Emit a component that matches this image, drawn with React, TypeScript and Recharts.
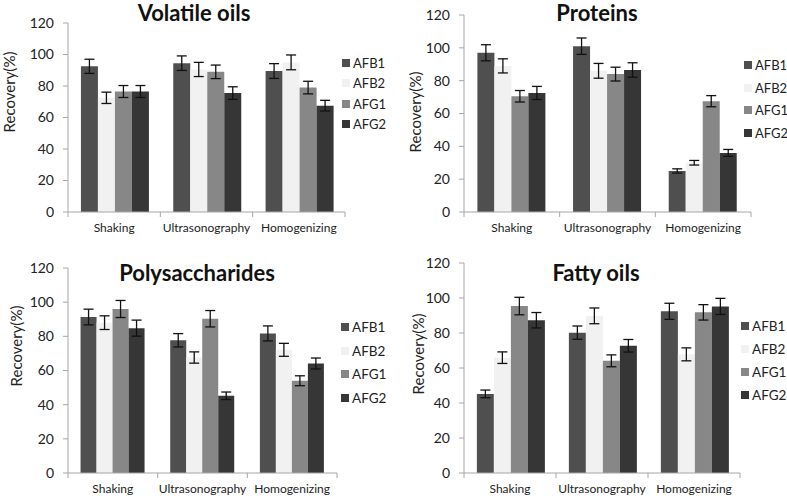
import { BarChart, Bar, XAxis, YAxis, ErrorBar } from 'recharts'

const methods = ['Shaking', 'Ultrasonography', 'Homogenizing']
const series = ['AFB1', 'AFB2', 'AFG1', 'AFG2']
const colors = ['#4f4f4f', '#f1f1f1', '#878787', '#363636']
const yTicks = [0, 20, 40, 60, 80, 100, 120]

// rows = method, columns = AFB1, AFB2, AFG1, AFG2
const volatileMeans = [[92.5, 72.5, 76.5, 76.5], [94.5, 90.5, 89, 75.5], [89.5, 95, 79, 67.5]]
const volatileErr = [[4.5, 3.6, 3.8, 3.8], [4.6, 4.5, 4.3, 4], [4.7, 4.7, 4, 3.4]]
const proteinMeans = [[97, 89, 70.5, 72.5], [101, 86, 84, 86.5], [25, 30, 67.5, 36]]
const proteinErr = [[4.9, 4.3, 3.5, 4], [5, 4.5, 4.2, 4.4], [1.3, 1.4, 3.4, 2.1]]
const polyMeans = [[91.3, 88, 96, 84.8], [77.7, 67.6, 90.3, 45.2], [81.7, 72.1, 54, 64.1]]
const polyErr = [[4.6, 4, 5, 4.7], [3.9, 3.3, 4.8, 2.2], [4.4, 3.8, 2.9, 3.2]]
const fattyMeans = [[45.2, 65.9, 95.4, 87.3], [80.2, 89.8, 64.1, 72.7], [92.4, 67.8, 91.8, 95.2]]
const fattyErr = [[2.2, 3.3, 5, 4.4], [3.8, 4.5, 3.4, 3.6], [4.6, 3.7, 4.4, 4.6]]

const FONT = 'Lato, "Open Sans", sans-serif'
const AXIS = '#a6a6a6'

function toRows(means: number[][], errs: number[][]) {
  return methods.map((m, i) => {
    const row: Record<string, string | number> = { method: m }
    series.forEach((s, j) => {
      row[s] = means[i][j]
      row[s + 'e'] = errs[i][j]
    })
    return row
  })
}

// legendAt: [square left, first row centre, row pitch, font size]
const panels = [
  {
    title: 'Volatile oils', means: volatileMeans, errs: volatileErr,
    left: 0, top: 0, w: 394, xh: 30,
    margin: { top: 23, right: 49, left: 28, bottom: 6 },
    titleAt: [194, 13], labelAt: [9, 92], legendAt: [342, 63, 20.3, 13],
  },
  {
    title: 'Proteins', means: proteinMeans, errs: proteinErr,
    left: 394, top: 0, w: 393, xh: 30,
    margin: { top: 15, right: 36, left: 30, bottom: 6 },
    titleAt: [597, 13], labelAt: [415, 112], legendAt: [744, 65, 22.7, 13],
  },
  {
    title: 'Polysaccharides', means: polyMeans, errs: polyErr,
    left: 0, top: 248, w: 394, xh: 23,
    margin: { top: 20, right: 57, left: 28, bottom: 0 },
    titleAt: [197, 273], labelAt: [16, 346], legendAt: [341, 327, 23.7, 13.5],
  },
  {
    title: 'Fatty oils', means: fattyMeans, errs: fattyErr,
    left: 394, top: 248, w: 393, xh: 23,
    margin: { top: 15, right: 47, left: 30, bottom: 0 },
    titleAt: [596, 273], labelAt: [418, 354], legendAt: [741, 326, 23, 13.5],
  },
]

const Y_W = 40

function makeTick(band: number) {
  return (props: any) => {
    const { x, y, payload, index } = props
    const half = band / 2
    return (
      <g>
        <line x1={x - half} x2={x - half} y1={y} y2={y + 5} stroke={AXIS} />
        {index === methods.length - 1 && (
          <line x1={x + half} x2={x + half} y1={y} y2={y + 5} stroke={AXIS} />
        )}
        <text x={x} y={y + 20} textAnchor="middle" fontSize={12} fill="#222" fontFamily={FONT}>
          {payload.value}
        </text>
      </g>
    )
  }
}

function Panel({ p }: { p: (typeof panels)[number] }) {
  const data = toRows(p.means, p.errs)
  const plotW = p.w - p.margin.left - p.margin.right - Y_W
  const band = plotW / methods.length
  return (
    <div style={{ position: 'absolute', left: p.left, top: p.top }}>
      <BarChart width={p.w} height={248} data={data} margin={p.margin} barCategoryGap="14%" barGap={0}>
        <XAxis
          dataKey="method"
          height={p.xh}
          stroke={AXIS}
          tickLine={false}
          tickSize={0}
          tickMargin={0}
          interval={0}
          tick={makeTick(band)}
        />
        <YAxis
          width={Y_W}
          domain={[0, 120]}
          ticks={yTicks}
          stroke={AXIS}
          tickSize={5}
          tickMargin={9}
          tick={{ fontSize: 14, fill: '#222', fontFamily: FONT }}
        />
        {series.map((s, i) => (
          <Bar key={s} dataKey={s} fill={colors[i]} isAnimationActive={false}>
            <ErrorBar dataKey={s + 'e'} width={5} stroke="#111" strokeWidth={1.3} direction="y" />
          </Bar>
        ))}
      </BarChart>
    </div>
  )
}

export default function App() {
  return (
    <div style={{ position: 'absolute', left: 0, top: 0, width: 787, height: 496, background: '#fff', fontFamily: FONT, overflow: 'hidden' }}>
      {panels.map((p) => (
        <Panel key={p.title} p={p} />
      ))}
      {panels.map((p) => (
        <div
          key={p.title + 't'}
          style={{
            position: 'absolute', left: p.titleAt[0] - 100, top: p.titleAt[1] - 11, width: 200,
            textAlign: 'center', fontWeight: 700, fontSize: 22, lineHeight: '22px', color: '#111',
          }}
        >
          {p.title}
        </div>
      ))}
      {panels.map((p) => (
        <div
          key={p.title + 'y'}
          style={{
            position: 'absolute', left: p.labelAt[0] - 60, top: p.labelAt[1] - 10, width: 120,
            textAlign: 'center', fontSize: 15, lineHeight: '20px', color: '#222', transform: 'rotate(-90deg)',
          }}
        >
          Recovery(%)
        </div>
      ))}
      {panels.map((p) => (
        <div
          key={p.title + 'l'}
          style={{ position: 'absolute', left: p.legendAt[0], top: p.legendAt[1] - p.legendAt[2] / 2, width: 43, whiteSpace: 'nowrap' }}
        >
          {series.map((s, i) => (
            <div key={s} style={{ height: p.legendAt[2], display: 'flex', alignItems: 'center', fontSize: p.legendAt[3], color: '#222' }}>
              <span style={{ width: 8, height: 8, flex: 'none', background: colors[i], marginRight: 3, display: 'inline-block' }} />
              {s}
            </div>
          ))}
        </div>
      ))}
    </div>
  )
}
━━━━━━━━━━
» **WHAT THE TASK REQUIRES**
Print, exactly as written, the lines above from the first one to the one containing "const yTicks = [0, 20, 40, 60, 80, 100, 120]". Leave out pictures.

» **FINISHED EXERCISE**
Emit a component that matches this image, drawn with React, TypeScript and Recharts.
import { BarChart, Bar, XAxis, YAxis, ErrorBar } from 'recharts'

const methods = ['Shaking', 'Ultrasonography', 'Homogenizing']
const series = ['AFB1', 'AFB2', 'AFG1', 'AFG2']
const colors = ['#4f4f4f', '#f1f1f1', '#878787', '#363636']
const yTicks = [0, 20, 40, 60, 80, 100, 120]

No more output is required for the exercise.